Pompeii by Robert Harris

I picked this book up in hardbook in the Xmas sales, mostly because I had just been paid and it was selling half-price, and I had WHSmith vouchers to spend. I had just read it in the last couple of days.

This book was a very easy book to read, I managed to read it cover to cover in one sitting in about 2 1/2 hours on Sunday evening. It is 356 pages long in hardback, which means I was reading it at amount the limit of my capacity. Its not quite the fastest I've ever read anything (that remains LoTR last year for the 20-somthing time). The UK cover is nice and restrained, and typeface good, and there is a nice map of the Bay of Naples.

The story is, of course, the Vesuvian eruption. The book begins a couple of days before, and continues up to the 4th pyroclastic flow of the eruption, the one that destoryed Pompeii. The story is well-written, but I found it ultimately did not compare to Fatherland or Enigma, the other two novels by Robert Harris that I have read. It is certainly enjoyable, pleasant entertainment, but nothing more than that.

I think the problem comes with issues of characterisation - the 'main' character simply does not come across very clearly. I got the feeling he was more of just a conduit for our eyes and ears rather than a real character at all. The best developed characters were, without a doubt, Pliny the Elder and, perhaps somewhat unlikely, the Via Augusta aqueduct. In some respects his portrayal of the aquaduct was one of the great things about this book.

As for the eruption itself, Robert Harris concentrates at first on the actions of Pliny the Elder. This is more than understandable, and those scenes are some of the best written in the book. Indeed, Harris was at his best here describing the historical facts, and not so good with the more fictional elements. His handling of Pompeii's final moments was restrained and tasteful, though the very end left me somewhat unsatisfied.

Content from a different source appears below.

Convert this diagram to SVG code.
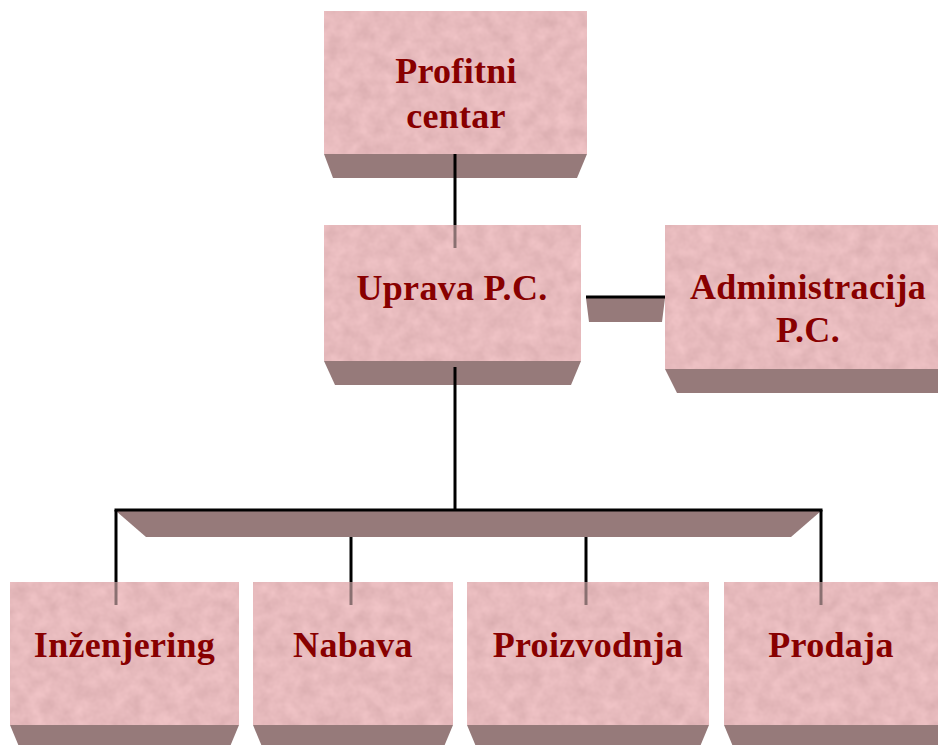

However, there was one character in all this I felt to be missing: Pompeii itself. It is not that Pompeii is ignored, but that the city is never more than a place to be. We see only a very small selection of its inhabitants, directly connected to the plot (not the eruption), and therefore the masses of people remain amorphous blobs.

I suppose my final summing up (and I am thinking aloud here) is that this is a book that wants to sound like Stalingrad or Berlin by Anthony Beevor, but failing because of the fiction. An evening's entertainment, but nothing more.